Aim of the exercise: Extract, exactly as written, each line from the start of the records below to the line containing "(lanes) at (119,51)", both ends included; drop the pictures.

Records for this task:
* * * * * * * * *
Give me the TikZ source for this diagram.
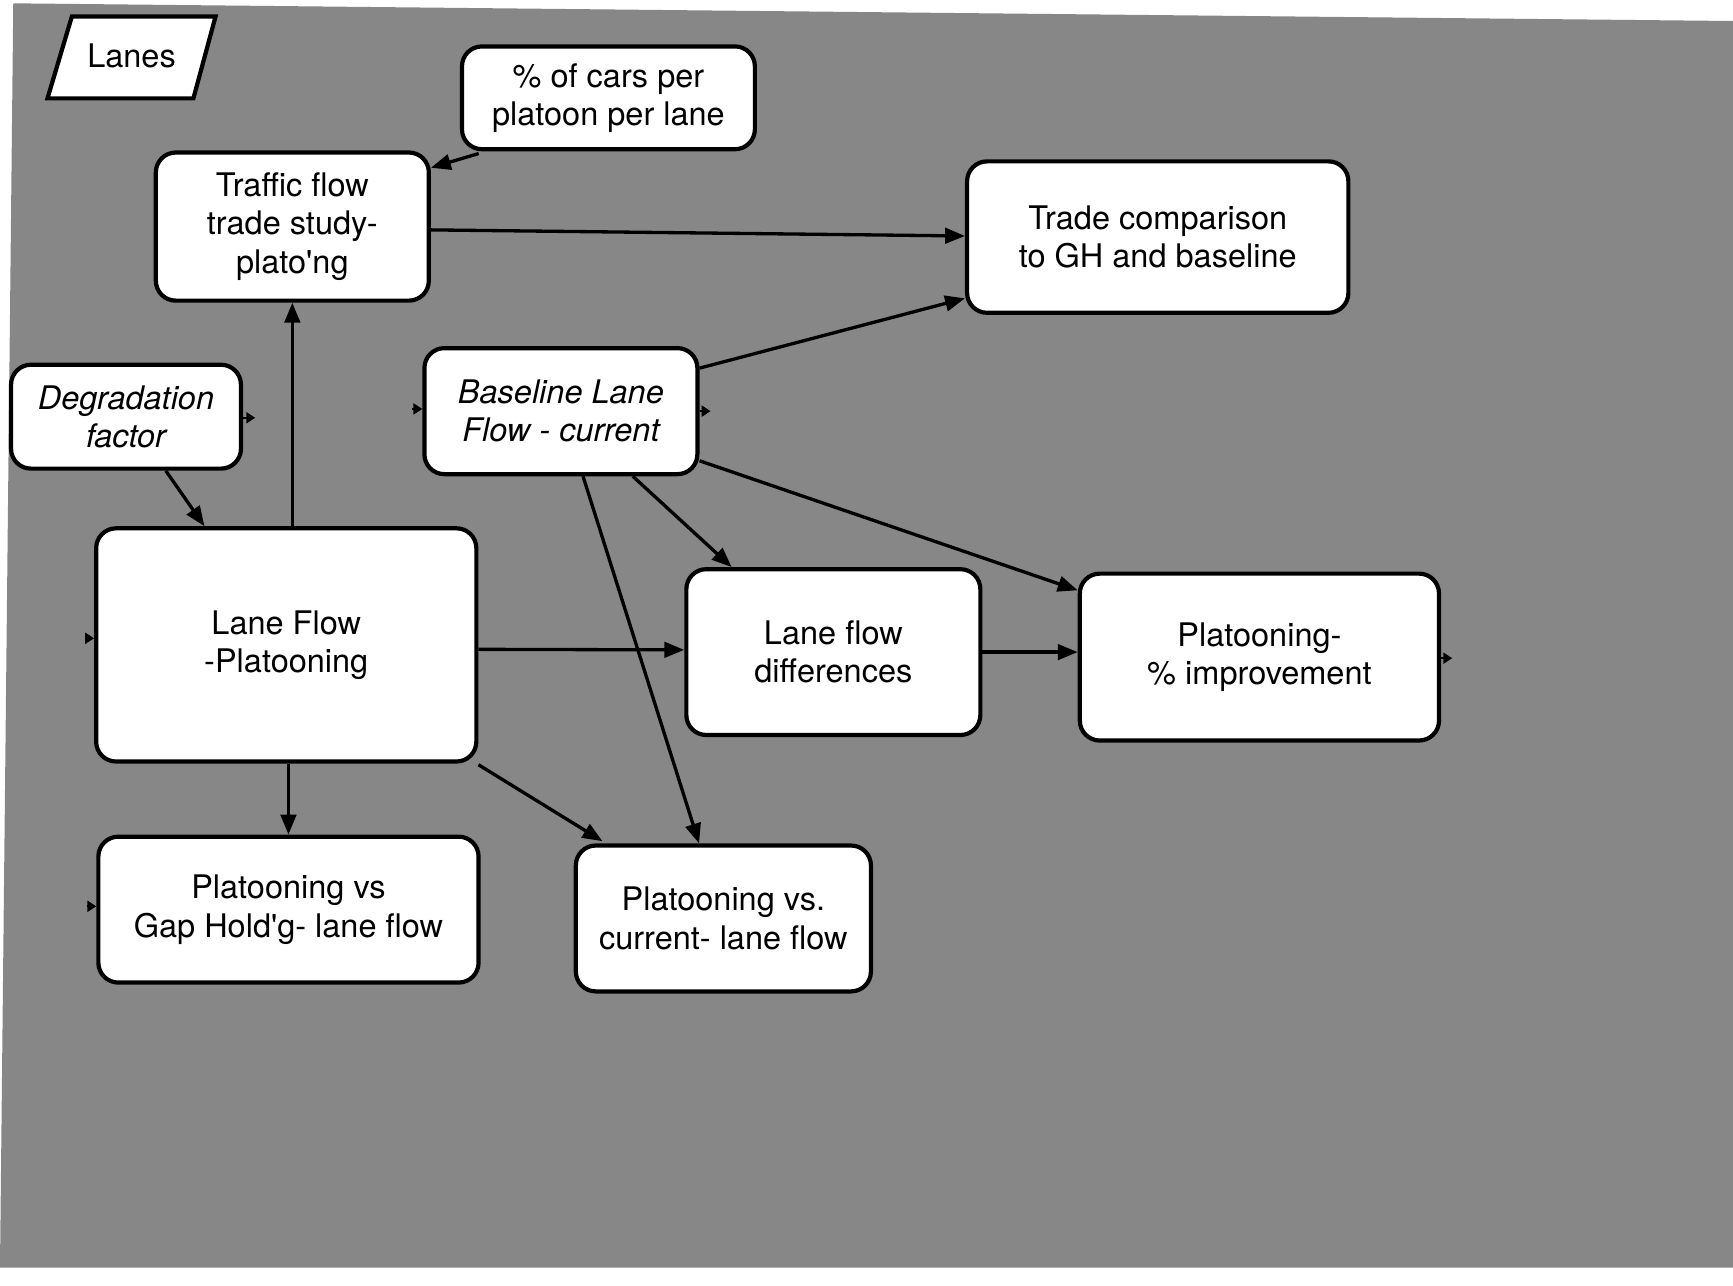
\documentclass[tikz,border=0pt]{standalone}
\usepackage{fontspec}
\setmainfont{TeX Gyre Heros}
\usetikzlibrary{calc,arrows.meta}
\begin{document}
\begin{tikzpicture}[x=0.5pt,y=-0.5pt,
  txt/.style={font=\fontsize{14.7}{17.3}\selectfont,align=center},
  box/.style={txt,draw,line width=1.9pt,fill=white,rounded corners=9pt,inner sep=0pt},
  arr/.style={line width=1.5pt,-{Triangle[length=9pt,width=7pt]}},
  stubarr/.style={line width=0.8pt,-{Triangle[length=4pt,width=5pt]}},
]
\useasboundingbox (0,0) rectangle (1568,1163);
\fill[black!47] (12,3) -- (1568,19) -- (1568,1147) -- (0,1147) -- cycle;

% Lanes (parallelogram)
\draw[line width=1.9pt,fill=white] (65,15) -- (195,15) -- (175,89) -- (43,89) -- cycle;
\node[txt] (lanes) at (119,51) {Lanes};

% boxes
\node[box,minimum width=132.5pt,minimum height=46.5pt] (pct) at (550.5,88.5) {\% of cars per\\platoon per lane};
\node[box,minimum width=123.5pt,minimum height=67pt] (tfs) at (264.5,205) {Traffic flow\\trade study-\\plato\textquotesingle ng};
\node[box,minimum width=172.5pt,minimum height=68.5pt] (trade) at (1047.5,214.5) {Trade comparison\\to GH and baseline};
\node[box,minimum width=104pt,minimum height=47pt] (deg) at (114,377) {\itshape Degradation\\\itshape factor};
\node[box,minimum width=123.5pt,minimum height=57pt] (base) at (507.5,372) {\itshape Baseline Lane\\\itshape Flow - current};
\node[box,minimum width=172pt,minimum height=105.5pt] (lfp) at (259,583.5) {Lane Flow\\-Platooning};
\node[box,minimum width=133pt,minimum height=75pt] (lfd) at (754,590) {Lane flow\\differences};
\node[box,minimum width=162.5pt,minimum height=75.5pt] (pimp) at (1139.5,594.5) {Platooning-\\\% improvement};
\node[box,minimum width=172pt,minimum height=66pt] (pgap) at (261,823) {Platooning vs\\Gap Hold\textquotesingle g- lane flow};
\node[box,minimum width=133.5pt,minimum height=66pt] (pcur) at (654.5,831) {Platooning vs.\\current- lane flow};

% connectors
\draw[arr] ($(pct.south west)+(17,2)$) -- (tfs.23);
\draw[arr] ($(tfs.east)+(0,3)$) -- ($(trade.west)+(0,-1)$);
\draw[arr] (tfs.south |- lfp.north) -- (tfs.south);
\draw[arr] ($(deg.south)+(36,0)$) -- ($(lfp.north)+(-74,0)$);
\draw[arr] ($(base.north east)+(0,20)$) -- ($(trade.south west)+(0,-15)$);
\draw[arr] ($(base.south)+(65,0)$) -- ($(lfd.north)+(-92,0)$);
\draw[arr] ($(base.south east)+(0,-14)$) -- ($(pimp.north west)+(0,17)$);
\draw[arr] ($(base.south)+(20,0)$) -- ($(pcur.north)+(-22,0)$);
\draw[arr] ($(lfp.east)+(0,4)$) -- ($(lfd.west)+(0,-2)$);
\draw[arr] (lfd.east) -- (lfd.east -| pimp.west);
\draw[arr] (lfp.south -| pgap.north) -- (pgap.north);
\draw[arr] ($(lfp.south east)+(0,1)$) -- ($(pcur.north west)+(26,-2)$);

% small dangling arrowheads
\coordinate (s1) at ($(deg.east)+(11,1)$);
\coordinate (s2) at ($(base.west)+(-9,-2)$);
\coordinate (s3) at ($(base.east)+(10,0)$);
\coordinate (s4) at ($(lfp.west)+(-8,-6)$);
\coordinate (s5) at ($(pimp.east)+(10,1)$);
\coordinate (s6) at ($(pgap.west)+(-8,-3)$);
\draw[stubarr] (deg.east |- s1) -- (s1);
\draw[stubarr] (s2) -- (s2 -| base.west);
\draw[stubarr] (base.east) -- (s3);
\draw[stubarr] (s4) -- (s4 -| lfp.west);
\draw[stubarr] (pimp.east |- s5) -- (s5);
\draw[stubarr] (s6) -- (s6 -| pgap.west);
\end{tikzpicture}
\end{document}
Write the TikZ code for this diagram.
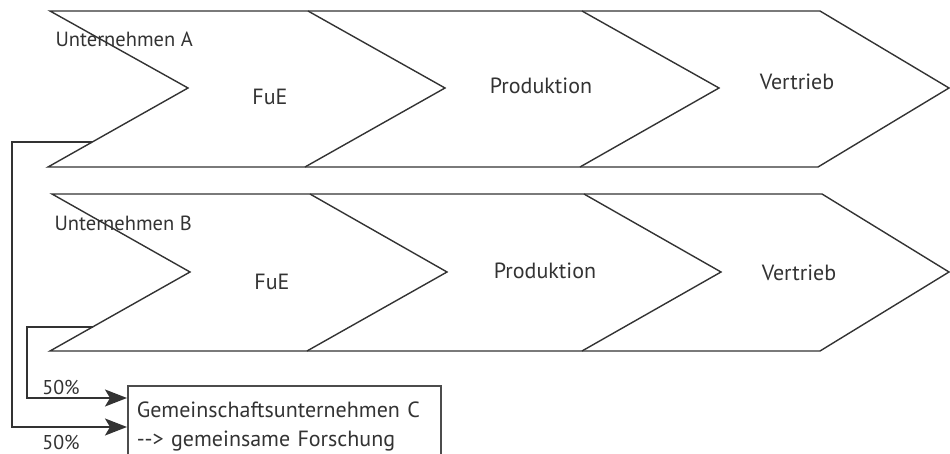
* * * * * * * * *
Answer to this exercise:
Give me the TikZ source for this diagram.
\documentclass[tikz,border=0pt]{standalone}
\usepackage{fontspec}
\setmainfont{TeX Gyre Heros}
\usetikzlibrary{calc,arrows.meta}
\begin{document}
\begin{tikzpicture}[x=0.5pt,y=-0.5pt,
  txt/.style={font=\fontsize{14.7}{17.3}\selectfont,align=center},
  box/.style={txt,draw,line width=1.9pt,fill=white,rounded corners=9pt,inner sep=0pt},
  arr/.style={line width=1.5pt,-{Triangle[length=9pt,width=7pt]}},
  stubarr/.style={line width=0.8pt,-{Triangle[length=4pt,width=5pt]}},
]
\useasboundingbox (0,0) rectangle (1568,1163);
\fill[black!47] (12,3) -- (1568,19) -- (1568,1147) -- (0,1147) -- cycle;

% Lanes (parallelogram)
\draw[line width=1.9pt,fill=white] (65,15) -- (195,15) -- (175,89) -- (43,89) -- cycle;
\node[txt] (lanes) at (119,51) {Lanes};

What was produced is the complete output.